• WORK TO DO:
Return the listing below unchanged, minus its pictures.

• DATA SEGMENT:
::::::::

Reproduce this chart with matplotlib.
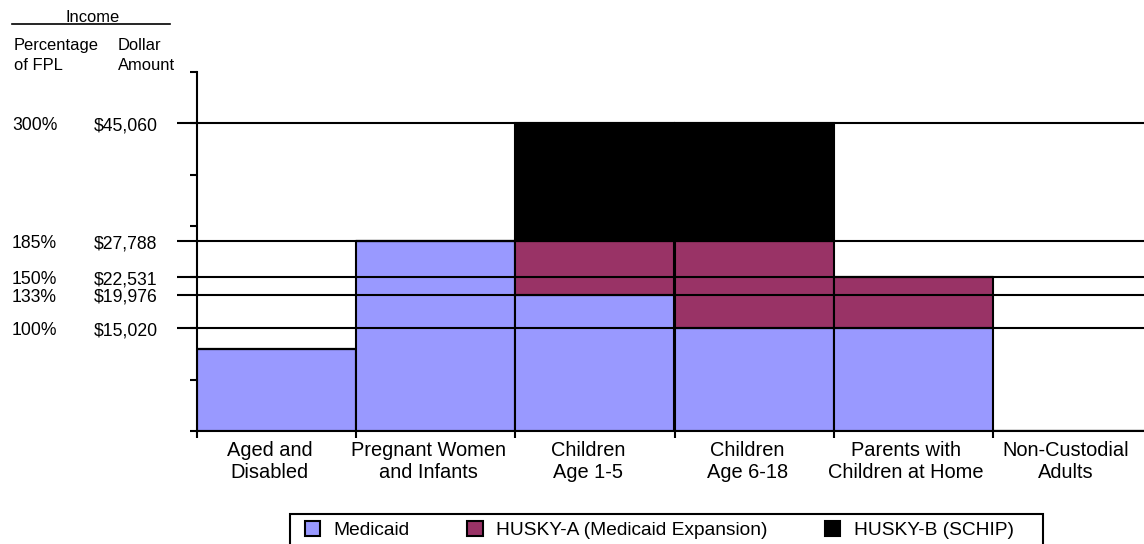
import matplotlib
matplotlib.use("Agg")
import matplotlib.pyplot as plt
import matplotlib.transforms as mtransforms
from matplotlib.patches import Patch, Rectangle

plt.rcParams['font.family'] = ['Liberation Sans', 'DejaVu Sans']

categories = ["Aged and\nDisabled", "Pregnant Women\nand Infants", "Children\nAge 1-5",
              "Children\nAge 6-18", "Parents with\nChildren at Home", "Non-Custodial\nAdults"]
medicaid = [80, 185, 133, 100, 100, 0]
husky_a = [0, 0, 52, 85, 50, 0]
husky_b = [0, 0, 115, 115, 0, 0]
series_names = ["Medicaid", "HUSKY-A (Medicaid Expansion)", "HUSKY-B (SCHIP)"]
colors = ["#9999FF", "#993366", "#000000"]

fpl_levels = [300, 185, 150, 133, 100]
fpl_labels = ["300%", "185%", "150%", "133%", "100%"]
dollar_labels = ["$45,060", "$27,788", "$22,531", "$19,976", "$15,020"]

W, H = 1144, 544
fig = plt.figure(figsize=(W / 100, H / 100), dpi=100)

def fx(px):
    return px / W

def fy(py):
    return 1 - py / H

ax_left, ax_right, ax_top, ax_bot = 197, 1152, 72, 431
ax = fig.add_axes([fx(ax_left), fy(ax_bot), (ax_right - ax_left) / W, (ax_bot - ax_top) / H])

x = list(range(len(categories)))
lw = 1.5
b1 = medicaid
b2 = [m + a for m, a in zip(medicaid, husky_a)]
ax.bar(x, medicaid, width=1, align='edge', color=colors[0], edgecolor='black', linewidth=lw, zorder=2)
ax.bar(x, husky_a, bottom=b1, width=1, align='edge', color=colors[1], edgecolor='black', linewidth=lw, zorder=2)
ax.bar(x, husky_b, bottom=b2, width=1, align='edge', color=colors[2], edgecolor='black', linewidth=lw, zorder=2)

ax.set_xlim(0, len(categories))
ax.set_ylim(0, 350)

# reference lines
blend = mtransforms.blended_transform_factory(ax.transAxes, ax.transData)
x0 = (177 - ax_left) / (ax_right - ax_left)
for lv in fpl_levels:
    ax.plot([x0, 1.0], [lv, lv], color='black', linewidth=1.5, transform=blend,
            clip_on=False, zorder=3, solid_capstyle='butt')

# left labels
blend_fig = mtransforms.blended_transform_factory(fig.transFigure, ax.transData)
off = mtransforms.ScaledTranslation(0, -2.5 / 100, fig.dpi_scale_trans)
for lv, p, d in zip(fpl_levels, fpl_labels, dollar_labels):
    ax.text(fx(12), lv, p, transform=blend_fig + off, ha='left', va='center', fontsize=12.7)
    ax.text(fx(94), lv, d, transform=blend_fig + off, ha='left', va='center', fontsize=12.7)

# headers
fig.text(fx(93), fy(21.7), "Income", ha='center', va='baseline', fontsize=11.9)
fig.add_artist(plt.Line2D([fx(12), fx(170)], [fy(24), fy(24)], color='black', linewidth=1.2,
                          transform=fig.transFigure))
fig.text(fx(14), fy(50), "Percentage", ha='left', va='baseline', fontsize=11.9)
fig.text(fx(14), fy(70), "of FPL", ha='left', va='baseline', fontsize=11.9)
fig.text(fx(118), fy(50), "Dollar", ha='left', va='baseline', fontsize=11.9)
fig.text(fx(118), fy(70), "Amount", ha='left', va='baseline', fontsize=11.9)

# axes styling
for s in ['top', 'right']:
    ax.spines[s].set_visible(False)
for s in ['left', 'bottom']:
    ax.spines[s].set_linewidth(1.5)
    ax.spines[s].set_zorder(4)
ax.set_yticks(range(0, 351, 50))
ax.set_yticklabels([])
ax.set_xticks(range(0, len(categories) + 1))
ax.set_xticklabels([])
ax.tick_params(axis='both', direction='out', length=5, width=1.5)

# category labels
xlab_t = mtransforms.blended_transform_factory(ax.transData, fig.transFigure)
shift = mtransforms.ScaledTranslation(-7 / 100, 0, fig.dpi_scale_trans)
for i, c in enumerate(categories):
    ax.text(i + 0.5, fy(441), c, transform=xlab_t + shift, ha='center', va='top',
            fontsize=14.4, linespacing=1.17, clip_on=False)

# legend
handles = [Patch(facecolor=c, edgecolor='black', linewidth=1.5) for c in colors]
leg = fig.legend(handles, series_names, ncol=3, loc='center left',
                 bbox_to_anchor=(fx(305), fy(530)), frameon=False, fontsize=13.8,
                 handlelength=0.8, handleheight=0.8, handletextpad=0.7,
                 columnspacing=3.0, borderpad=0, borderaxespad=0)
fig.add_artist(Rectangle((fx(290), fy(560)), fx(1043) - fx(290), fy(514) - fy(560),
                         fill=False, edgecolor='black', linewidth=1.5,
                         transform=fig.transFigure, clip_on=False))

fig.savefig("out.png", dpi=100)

::::::::

• TASK RESPONSE:
Reproduce this chart with matplotlib.
import matplotlib
matplotlib.use("Agg")
import matplotlib.pyplot as plt
import matplotlib.transforms as mtransforms
from matplotlib.patches import Patch, Rectangle

plt.rcParams['font.family'] = ['Liberation Sans', 'DejaVu Sans']

categories = ["Aged and\nDisabled", "Pregnant Women\nand Infants", "Children\nAge 1-5",
              "Children\nAge 6-18", "Parents with\nChildren at Home", "Non-Custodial\nAdults"]
medicaid = [80, 185, 133, 100, 100, 0]
husky_a = [0, 0, 52, 85, 50, 0]
husky_b = [0, 0, 115, 115, 0, 0]
series_names = ["Medicaid", "HUSKY-A (Medicaid Expansion)", "HUSKY-B (SCHIP)"]
colors = ["#9999FF", "#993366", "#000000"]

fpl_levels = [300, 185, 150, 133, 100]
fpl_labels = ["300%", "185%", "150%", "133%", "100%"]
dollar_labels = ["$45,060", "$27,788", "$22,531", "$19,976", "$15,020"]

W, H = 1144, 544
fig = plt.figure(figsize=(W / 100, H / 100), dpi=100)

def fx(px):
    return px / W

def fy(py):
    return 1 - py / H

ax_left, ax_right, ax_top, ax_bot = 197, 1152, 72, 431
ax = fig.add_axes([fx(ax_left), fy(ax_bot), (ax_right - ax_left) / W, (ax_bot - ax_top) / H])

x = list(range(len(categories)))
lw = 1.5
b1 = medicaid
b2 = [m + a for m, a in zip(medicaid, husky_a)]
ax.bar(x, medicaid, width=1, align='edge', color=colors[0], edgecolor='black', linewidth=lw, zorder=2)
ax.bar(x, husky_a, bottom=b1, width=1, align='edge', color=colors[1], edgecolor='black', linewidth=lw, zorder=2)
ax.bar(x, husky_b, bottom=b2, width=1, align='edge', color=colors[2], edgecolor='black', linewidth=lw, zorder=2)

ax.set_xlim(0, len(categories))
ax.set_ylim(0, 350)

# reference lines
blend = mtransforms.blended_transform_factory(ax.transAxes, ax.transData)
x0 = (177 - ax_left) / (ax_right - ax_left)
for lv in fpl_levels:
    ax.plot([x0, 1.0], [lv, lv], color='black', linewidth=1.5, transform=blend,
            clip_on=False, zorder=3, solid_capstyle='butt')

# left labels
blend_fig = mtransforms.blended_transform_factory(fig.transFigure, ax.transData)
off = mtransforms.ScaledTranslation(0, -2.5 / 100, fig.dpi_scale_trans)
for lv, p, d in zip(fpl_levels, fpl_labels, dollar_labels):
    ax.text(fx(12), lv, p, transform=blend_fig + off, ha='left', va='center', fontsize=12.7)
    ax.text(fx(94), lv, d, transform=blend_fig + off, ha='left', va='center', fontsize=12.7)

# headers
fig.text(fx(93), fy(21.7), "Income", ha='center', va='baseline', fontsize=11.9)
fig.add_artist(plt.Line2D([fx(12), fx(170)], [fy(24), fy(24)], color='black', linewidth=1.2,
                          transform=fig.transFigure))
fig.text(fx(14), fy(50), "Percentage", ha='left', va='baseline', fontsize=11.9)
fig.text(fx(14), fy(70), "of FPL", ha='left', va='baseline', fontsize=11.9)
fig.text(fx(118), fy(50), "Dollar", ha='left', va='baseline', fontsize=11.9)
fig.text(fx(118), fy(70), "Amount", ha='left', va='baseline', fontsize=11.9)

# axes styling
for s in ['top', 'right']:
    ax.spines[s].set_visible(False)
for s in ['left', 'bottom']:
    ax.spines[s].set_linewidth(1.5)
    ax.spines[s].set_zorder(4)
ax.set_yticks(range(0, 351, 50))
ax.set_yticklabels([])
ax.set_xticks(range(0, len(categories) + 1))
ax.set_xticklabels([])
ax.tick_params(axis='both', direction='out', length=5, width=1.5)

# category labels
xlab_t = mtransforms.blended_transform_factory(ax.transData, fig.transFigure)
shift = mtransforms.ScaledTranslation(-7 / 100, 0, fig.dpi_scale_trans)
for i, c in enumerate(categories):
    ax.text(i + 0.5, fy(441), c, transform=xlab_t + shift, ha='center', va='top',
            fontsize=14.4, linespacing=1.17, clip_on=False)

# legend
handles = [Patch(facecolor=c, edgecolor='black', linewidth=1.5) for c in colors]
leg = fig.legend(handles, series_names, ncol=3, loc='center left',
                 bbox_to_anchor=(fx(305), fy(530)), frameon=False, fontsize=13.8,
                 handlelength=0.8, handleheight=0.8, handletextpad=0.7,
                 columnspacing=3.0, borderpad=0, borderaxespad=0)
fig.add_artist(Rectangle((fx(290), fy(560)), fx(1043) - fx(290), fy(514) - fy(560),
                         fill=False, edgecolor='black', linewidth=1.5,
                         transform=fig.transFigure, clip_on=False))

fig.savefig("out.png", dpi=100)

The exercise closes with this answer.